Heart rending accounts by individuals who have breathed in these toxic chemicals are as real as real can get, and well documented in Pennsylvania, Colorado, Texas and North Dakota. The following web site gives testimony from 1,100 people whose lives were besmirched by VOCs and other fracking caused pollution.  VOCs are toxic invaders of schoolrooms, houses and businesses, unwelcome and unseen, until eyes smart and burn. The proposed IDNR rules do not protect our citizens from these toxic trespassers.

It is essential that each well site be carefully monitored for escaping VOCs and that  all transportation of materials containing VOCs be monitored. As the draft rules now read, firms do not have to mitigate escaping VOCs if it is not cost effective or proves economically unreasonable. One asks in wonderment:  "Why does this regulation only consider the producers’ costs and not the costs in damage to the people and wildlife? The costs to the public must be recognized and estimated using the various studies that are available.  The costs of asthma, neurological damage, endocrine damage to the immune and reproductive system and many more health effects must be counted in as public costs.  These costs are every bit as real and morally more important than the remediation costs to the producers.

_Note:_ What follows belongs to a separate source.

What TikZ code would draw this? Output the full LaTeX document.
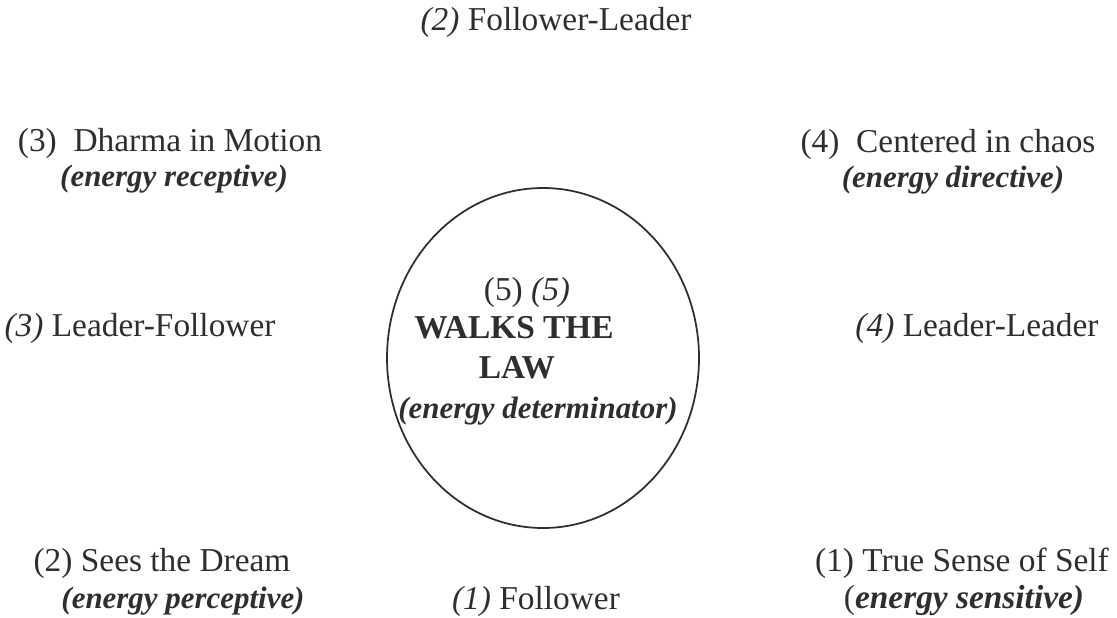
\documentclass[tikz,border=0pt]{standalone}
\usepackage{fontspec}
\setmainfont{Liberation Serif}[
  BoldFont={Liberation Serif Bold},
  ItalicFont={Liberation Serif Italic},
  BoldItalicFont={Liberation Serif Bold Italic}]
\definecolor{ink}{HTML}{2E2E2E}
\begin{document}
\begin{tikzpicture}[
  txt/.style={inner sep=0pt, text=ink, font=\fontsize{19}{22}\selectfont},
  sub/.style={txt, font=\fontsize{17.6}{21}\selectfont\bfseries\itshape},
  ring/.style={draw=ink, line width=1pt}]
\useasboundingbox (0,0) rectangle (22.34,12.34);
% circle in the middle
\coordinate (ctr) at (10.86,5.18);
\draw[ring] (ctr) ellipse [x radius=3.12, y radius=3.4];
\node[txt] (five) at (10.54,6.50) {(5) \textit{(5)}};
\node[txt, font=\fontsize{19}{22}\selectfont\bfseries] (walks) at (10.28,5.78) {WALKS THE};
\node[txt, font=\fontsize{19}{22}\selectfont\bfseries] (law) at (10.34,4.98) {LAW};
\node[sub] (determ) at (10.76,4.12) {(energy determinator)};
% top
\node[txt] (fl) at (11.12,11.90) {\textit{(2)} Follower-Leader};
% upper corners
\node[txt] (dharma) at (3.40,9.48) {(3)\ \ Dharma in Motion};
\node[sub] (recep) at (3.48,8.76) {(energy receptive)};
\node[txt] (chaos) at (18.96,9.46) {(4)\ \ Centered in chaos};
\node[sub] (direc) at (19.06,8.74) {(energy directive)};
% sides
\node[txt] (lf) at (2.80,5.78) {\textit{(3)} Leader-Follower};
\node[txt] (ll) at (19.54,5.78) {\textit{(4)} Leader-Leader};
% lower corners
\node[txt] (dream) at (3.24,1.08) {(2) Sees the Dream};
\node[sub] (percep) at (3.66,0.32) {(energy perceptive)};
\node[txt] (self) at (19.24,1.08) {(1) True Sense of Self};
\node[txt] (sensi) at (19.28,0.32) {(\textbf{\textit{energy sensitive)}}};
% bottom
\node[txt] (fol) at (10.72,0.32) {\textit{(1)} Follower};
\end{tikzpicture}
\end{document}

Protection and remedial steps should be added to the final rules:  a) monitoring escaping volatile gases and setting limits on these, b) requiring remediation where harmful gases are escaping requiring VOC abatement technologies be used where feasible, c) forbid storage of volatile liquids in open pits, d) require manifests for all haulers taking away produced water and other liquids containing VOCs and toxic chemicals showing quantity, origin and destination of the transit, e) require that the well be capped and terminated when the VOC regulations are breached or the VOC emissions exceed a set ceiling.

Finally, you all know the saying: “If it seems too good to be true, it isn't”. I would add a sister saying which goes “If many things could go wrong, one will”.  Thank you kindly for your attention.